İşine gelmeyenlerin bir adalet korsanlığıyla o raporu nasıl çaldıklarını biliyor. Hatta şunu da hatırlatıyor aileler; bu Bakan önce dedi ki; 'Rapor genişleyecek. Heyet genişleyecek.' Şimdi 'O heyet yok yeni heyet var' diyor. Ama o günden bugüne 53 gündür yeni bir rapor da yok. Biz bu meseleyi takip etmeye unutturmamaya devam edeceğiz. Aynı İliç'te olduğu gibi. Nasıl bu faciada ilk günden beri Kartalkaya'daydık ilk andan beri, milletvekillerimizle, belediye başkanlarımızla geçen yılda, bundan 13 ay önce İliç'teydik. İliç'te dokuz işçi hayatını kaybetti. Devasa liçin altında kaldılar. Facia göz göre göre geldi. Orada bilirkişi istendi. Orada bilirkişi dedi ki; buraya kapasite arttırmasının altına imza atanlar sorumludur. Burası ilk ruhsattan sonraki kapasite artışlarını kaldırmaz.

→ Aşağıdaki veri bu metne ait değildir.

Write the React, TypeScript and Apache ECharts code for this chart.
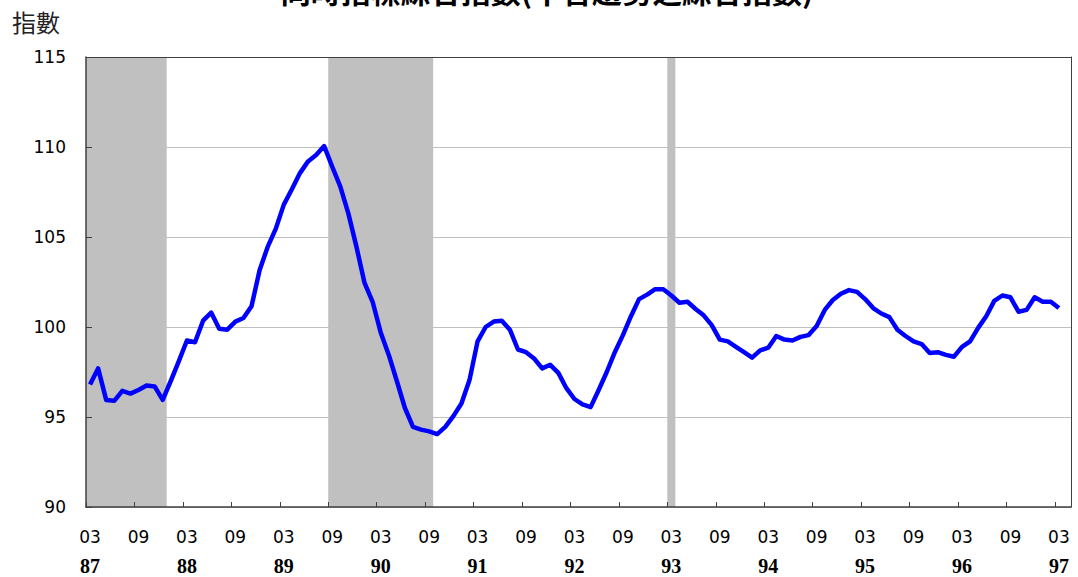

Olacağı belliydi. İmza kimin çıktı? Murat Kurum'un çıktı. İmzayı gösterdik. Bakan adına atılan imzayı... Ne yaptı? Sadece inkar ettiler. Belgeleri görünce sustular. O dönemde İstanbul'a adaydılar. Dedik ki; İliç'in felaketi oldun İstanbul'un felaketi olmana İstanbullular izin vermeyecek. Sonra döndü tekrar onu Bakanlığa atadı. Bu sırada da o rapor diyor ya; sorumlu kamu görevlileri imzayı atanlar yani Murat Kurum, sorumlulukların yüzdeleri belirtilmemiş diye bunu soracak. Raporu yazana değil yeni bilirkişi heyetine yolladılar. Uygun bilirkişi heyetinden sorumluluğu yoktur yazısı aldılar. Dün de duruşma vardı. Bir tane kamu görevlisi yargılanmadı. Yani İliç'e adaleti getirmek bundan bir sonraki iktidara, CHP iktidarına kaldı."